When I went back to pre-season training with the Norwich first team, the coaches said they couldn’t believe how much I’d come on.

“Even those seven games at Rotherham have made me a better player. At Swindon, we were winning every other game. It was all I’d really known.

“But football isn’t like that. You need to learn how to deal with losing, with being in a team that is struggling and low on confidence.

“I just hope I can pull that all together to help Peterborough win promotion and I’m sure we’ll give West Brom a run for their money in the Cup, too. The players here are good enough and, technically, some of the best I’ve played with anywhere.”

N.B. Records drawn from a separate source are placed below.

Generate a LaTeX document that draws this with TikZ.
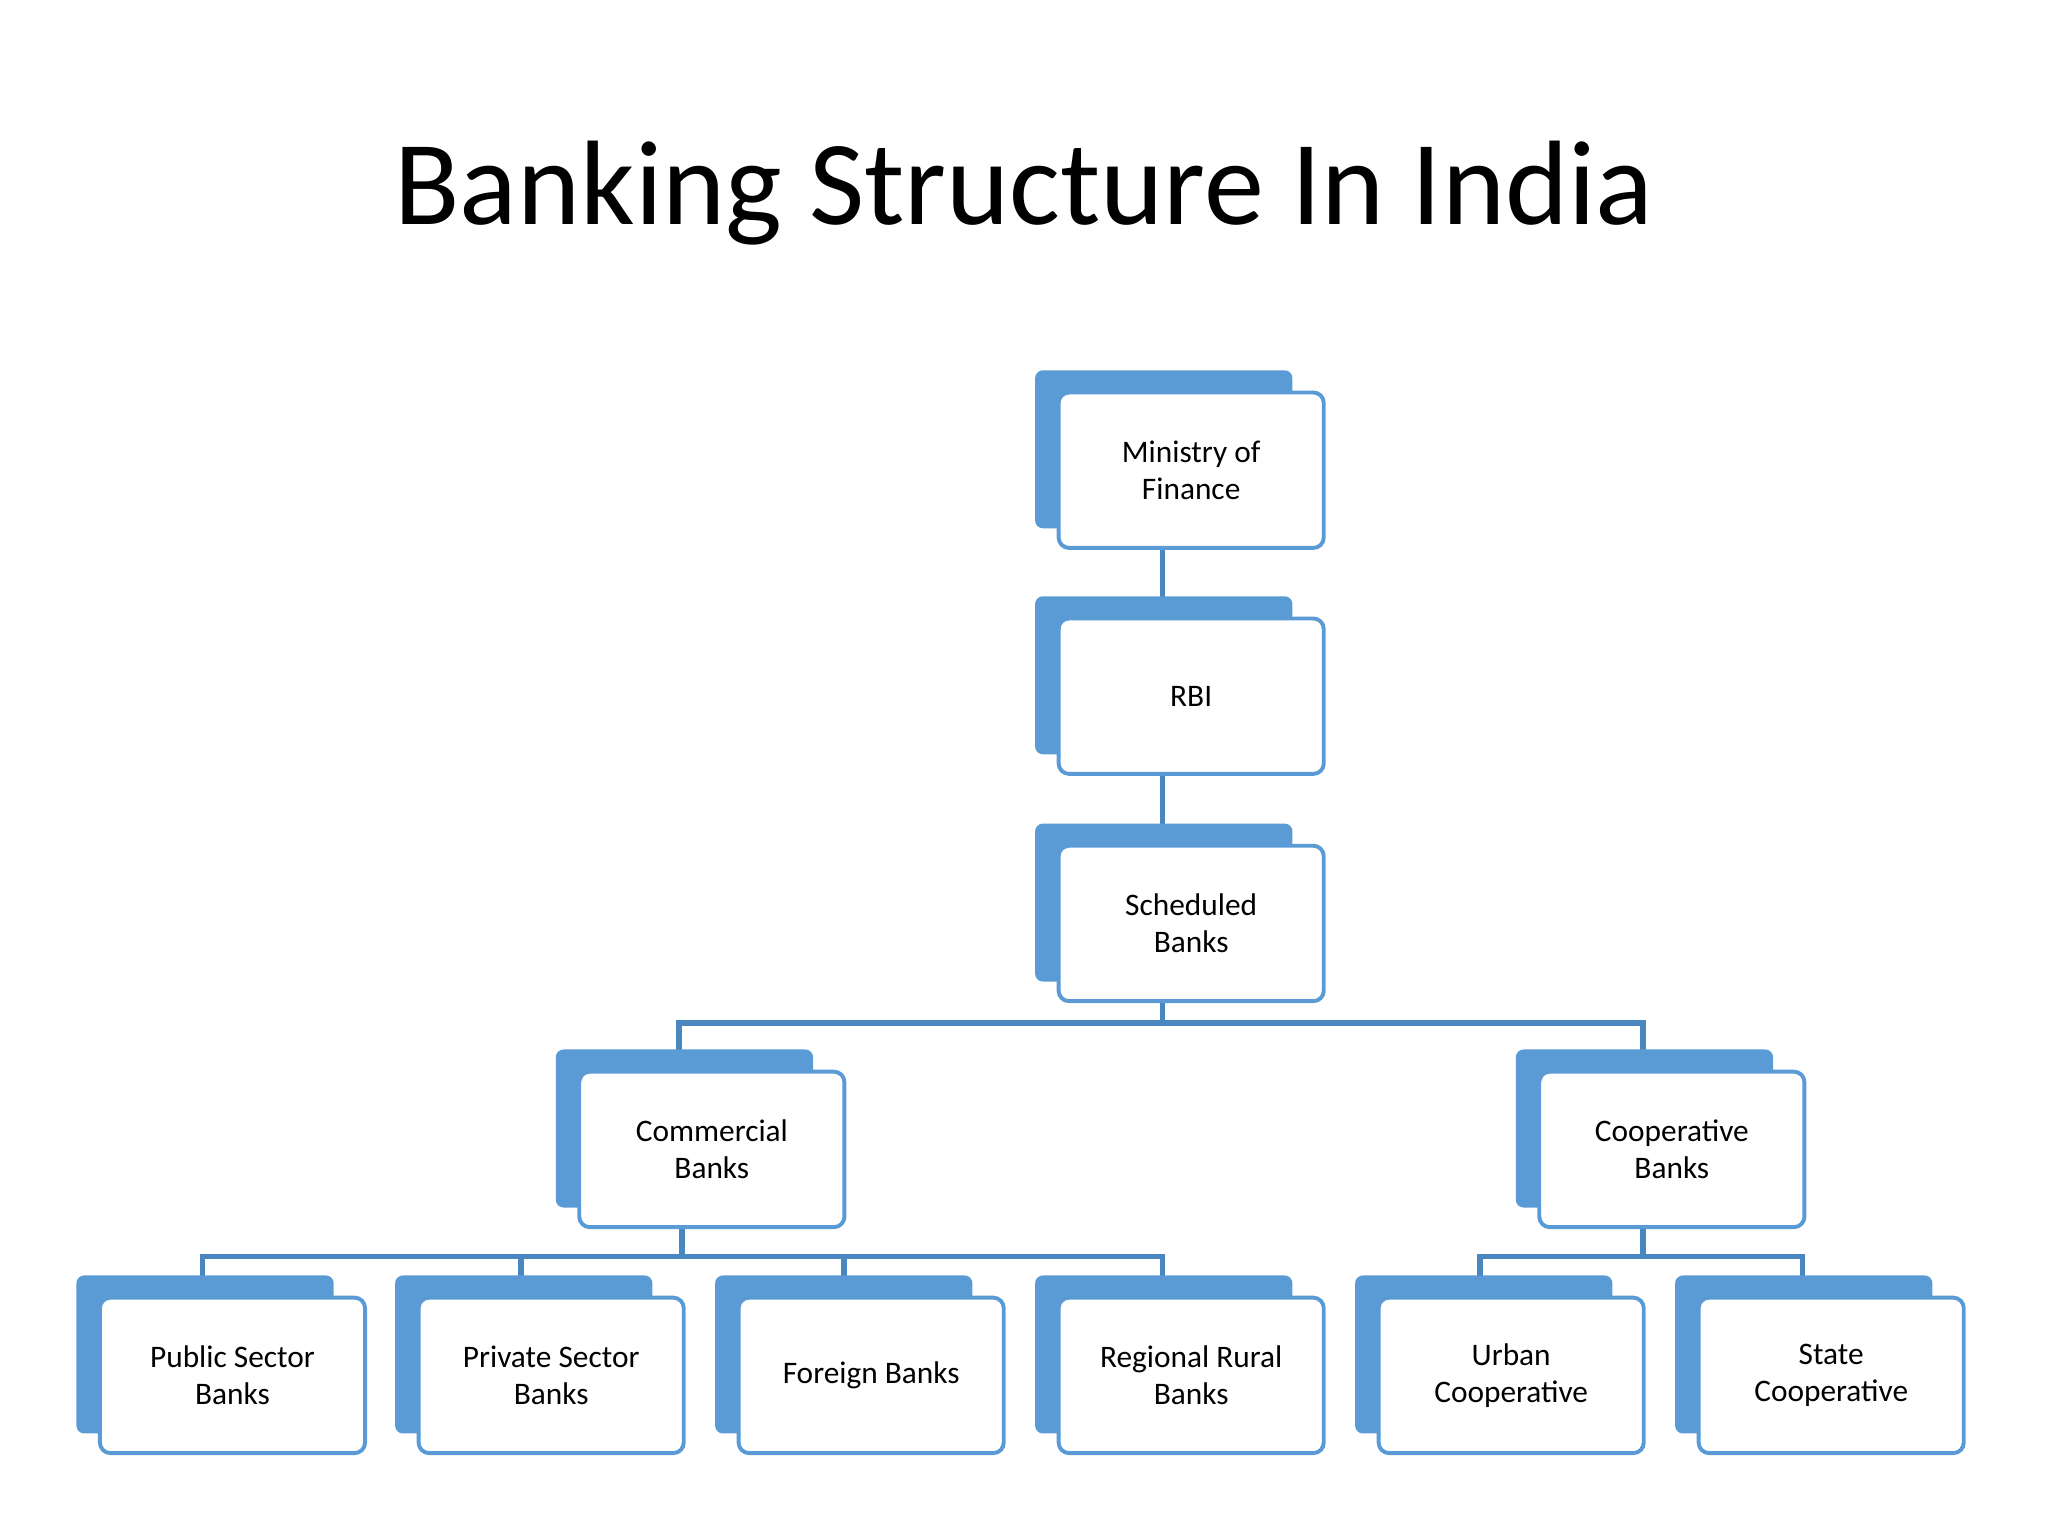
\documentclass[tikz,border=0pt]{standalone}
\usepackage{fontspec}
\setmainfont{Carlito}
\definecolor{bb}{HTML}{5B9BD5}
\definecolor{bl}{HTML}{4A86C0}
\begin{document}
\begin{tikzpicture}[x=1pt,y=-1pt,
 back/.style={fill=bb,rounded corners=6pt,minimum width=197pt,minimum height=121pt,inner sep=0pt},
 front/.style={fill=white,draw=bb,line width=3pt,rounded corners=8pt,minimum width=203pt,minimum height=119pt,align=center,font=\fontsize{24}{28}\selectfont,inner sep=0pt},
 conn/.style={draw=bl,line width=4.5pt}]
\useasboundingbox (0,0) rectangle (1568,1176);
\node[font=\fontsize{92}{100}\selectfont] (title) at (784,148) {Banking Structure In India};
\newcommand\bx[4]{\node[back] at (#2-21,#3-16) {};\node[front] (#1) at (#2,#3) {#4};}
% connectors first
\coordinate (b1) at (520,783); \coordinate (b2) at (1258,783);
\coordinate (c1) at (155,962); \coordinate (c2) at (890,962);
\coordinate (d1) at (1133,962); \coordinate (d2) at (1380,962);
\draw[conn] (890,420) -- (890,473);
\draw[conn] (890,593) -- (890,647);
\draw[conn] (890,767) -- (890,783);
\draw[conn] (520,820) |- (b1) -- (b2) -- (1258,820);
\draw[conn] (522,940) -- (522,962);
\draw[conn] (155,993) -- (c1) -- (c2) -- (890,993);
\draw[conn] (399,962) -- (399,993);
\draw[conn] (646,962) -- (646,993);
\draw[conn] (1258,940) -- (1258,962);
\draw[conn] (1133,993) -- (d1) -- (d2) -- (1380,993);
\bx{mof}{912}{360}{Ministry of\\Finance}
\bx{rbi}{912}{533}{RBI}
\bx{sch}{912}{707}{Scheduled\\Banks}
\bx{com}{545}{880}{Commercial\\Banks}
\bx{coo}{1280}{880}{Cooperative\\Banks}
\bx{pub}{178}{1053}{Public Sector\\Banks}
\bx{pri}{422}{1053}{Private Sector\\Banks}
\bx{for}{667}{1053}{Foreign Banks}
\bx{reg}{912}{1053}{Regional Rural\\Banks}
\bx{urb}{1157}{1053}{Urban\\Cooperative}
\bx{sta}{1402}{1053}{State\\Cooperative}
\end{tikzpicture}
\end{document}
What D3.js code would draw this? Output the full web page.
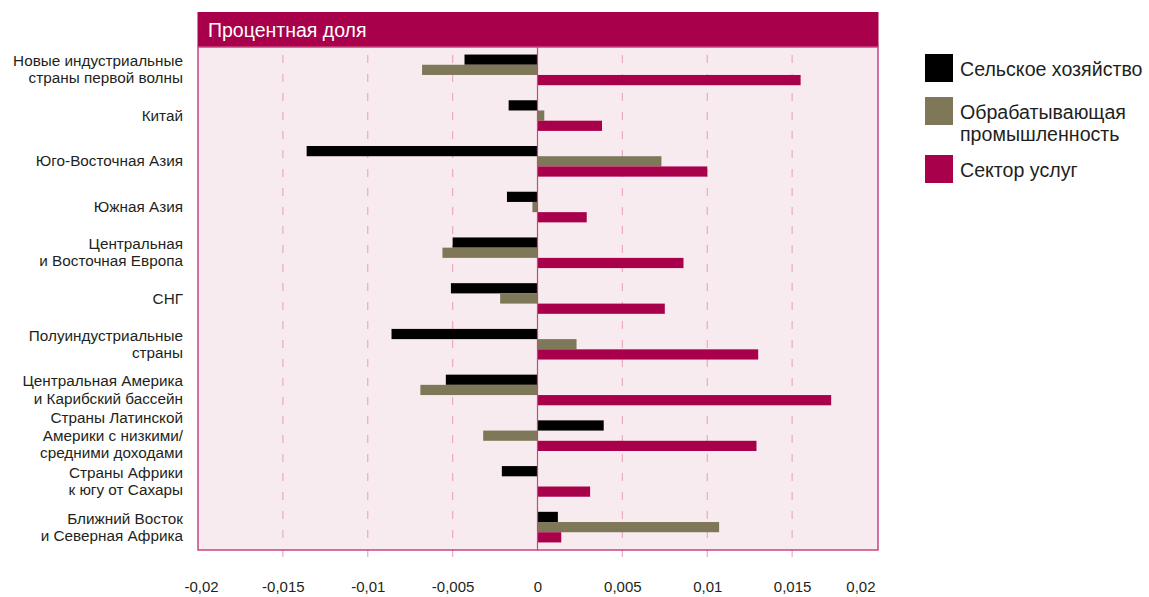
<!DOCTYPE html>
<html><head><meta charset="utf-8">
<script src="https://cdn.jsdelivr.net/npm/d3@7"></script>
<style>
body{margin:0;background:#fff;}
text{font-family:"Liberation Sans",Arial,sans-serif;}
</style></head>
<body>
<svg id="chart" width="1149" height="597"></svg>
<script>
const categories = [
  ["Новые индустриальные","страны первой волны"],
  ["Китай"],
  ["Юго-Восточная Азия"],
  ["Южная Азия"],
  ["Центральная","и Восточная Европа"],
  ["СНГ"],
  ["Полуиндустриальные","страны"],
  ["Центральная Америка","и Карибский бассейн"],
  ["Страны Латинской","Америки с низкими/","средними доходами"],
  ["Страны Африки","к югу от Сахары"],
  ["Ближний Восток","и Северная Африка"]
];
const seriesNames = ["Сельское хозяйство", "Обрабатывающая промышленность", "Сектор услуг"];
const legendLabels = [["Сельское хозяйство"],["Обрабатывающая","промышленность"],["Сектор услуг"]];
const agriculture   = [-0.0043, -0.0017, -0.0136, -0.0018, -0.0050, -0.0051, -0.0086, -0.0054,  0.0039, -0.0021, 0.0012];
const manufacturing = [-0.0068,  0.0004,  0.0073, -0.0003, -0.0056, -0.0022,  0.0023, -0.0069, -0.0032,  0.0000, 0.0107];
const services      = [ 0.0155,  0.0038,  0.0100,  0.0029,  0.0086,  0.0075,  0.0130,  0.0173,  0.0129,  0.0031, 0.0014];
const tickValues = [-0.02, -0.015, -0.01, -0.005, 0, 0.005, 0.01, 0.015, 0.02];
const tickLabels = ["-0,02","-0,015","-0,01","-0,005","0","0,005","0,01","0,015","0,02"];
const title = "Процентная доля";
const colors = ["#000000", "#7f7858", "#a8004a"];

const svg = d3.select("#chart");
const L = 198, R = 877, T = 47, B = 550;
const x = d3.scaleLinear().domain([-0.02, 0.02]).range([L, R]);
const y = d3.scaleBand().domain(d3.range(categories.length)).range([T, B]).paddingInner(0.33).paddingOuter(0.165);
const sub = d3.scaleBand().domain(d3.range(3)).range([0, y.bandwidth()]);

// background
svg.append("rect").attr("x", L).attr("y", T).attr("width", R - L + 1).attr("height", B - T)
  .attr("fill", "#f8ebf0");
// header
svg.append("rect").attr("x", L - 0.5).attr("y", 12).attr("width", R - L + 2).attr("height", T - 12)
  .attr("fill", "#a8004a");
svg.append("text").attr("x", 208).attr("y", 37).attr("fill", "#fff").attr("font-size", 19.5)
  .attr("font-family", "Noto Sans, sans-serif").text(title);

// gridlines
svg.append("g").selectAll("line").data(tickValues.filter(v => v !== 0 && Math.abs(v) < 0.02)).join("line")
  .attr("x1", d => x(d)).attr("x2", d => x(d)).attr("y1", T + 8).attr("y2", 562)
  .attr("stroke", "#eaa9c4").attr("stroke-width", 1.2).attr("stroke-dasharray", "8,11");

// bars
const series = [agriculture, manufacturing, services];
series.forEach((vals, si) => {
  svg.append("g").selectAll("rect").data(vals).join("rect")
    .attr("x", d => x(Math.min(0, d)))
    .attr("width", d => Math.abs(x(d) - x(0)))
    .attr("y", (d, i) => y(i) + sub(si))
    .attr("height", sub.bandwidth())
    .attr("fill", colors[si]);
});

// zero line
svg.append("line").attr("x1", x(0)).attr("x2", x(0)).attr("y1", T).attr("y2", B)
  .attr("stroke", "#c8457f").attr("stroke-width", 1.2);
// frame
svg.append("rect").attr("x", L).attr("y", T).attr("width", R - L + 1).attr("height", B - T)
  .attr("fill", "none").attr("stroke", "#c8457f").attr("stroke-width", 1.5);

// category labels (one text per line)
const lh = 17.2;
const lab = svg.append("g");
categories.forEach((lines, i) => {
  const cy = y(i) + y.bandwidth() / 2;
  lines.forEach((ln, k) => {
    lab.append("text").attr("text-anchor", "end").attr("font-size", 15.3).attr("fill", "#231f20")
      .attr("x", 183).attr("y", cy + (k - (lines.length - 1) / 2) * lh + 5).text(ln);
  });
});

// x axis labels
const axis = d3.axisBottom(x).tickValues(tickValues).tickFormat((d, i) => tickLabels[i]).tickSize(0);
const ax = svg.append("g").attr("transform", "translate(0,592)").call(axis);
ax.select(".domain").remove();
ax.selectAll("text").attr("font-size", 15).attr("fill", "#231f20").attr("font-family", "Liberation Sans, Arial, sans-serif")
  .attr("y", 0).attr("dy", 0);
ax.selectAll(".tick").filter(d => d === 0.02).select("text").attr("text-anchor", "end").attr("dx", -2);
ax.selectAll(".tick").filter(d => d === -0.02).select("text").attr("dx", 3);

// legend
const lg = svg.append("g");
const ly = [54, 97, 155];
legendLabels.forEach((lines, i) => {
  lg.append("rect").attr("x", 925).attr("y", ly[i]).attr("width", 28).attr("height", 28).attr("fill", colors[i]);
  lines.forEach((ln, k) => {
    lg.append("text").attr("font-size", 19.6).attr("fill", "#231f20")
      .attr("x", 960).attr("y", ly[i] + 22 + k * 22 + (lines.length > 1 ? 0 : 0)).text(ln);
  });
});
</script>
</body></html>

Promotion would be a fine start to a summer which Toffolo – who grew up in Welwyn Garden City and is a Chelsea fan “from the Zola days” – hopes will end with an extension to his Norwich contract.

In-between, he hopes to make another trip to the country of his ancestors – hopefully with a bit more of the lingo in his locker!

“I know a bit of Italian but I should learn more,” he admits.

“I bought the Rosetta Stone guide but I need to knuckle down and get it done. I start, then stop, then start again. I would like to be able to talk to my cousins!

“All in good time, though. For now, football comes first.”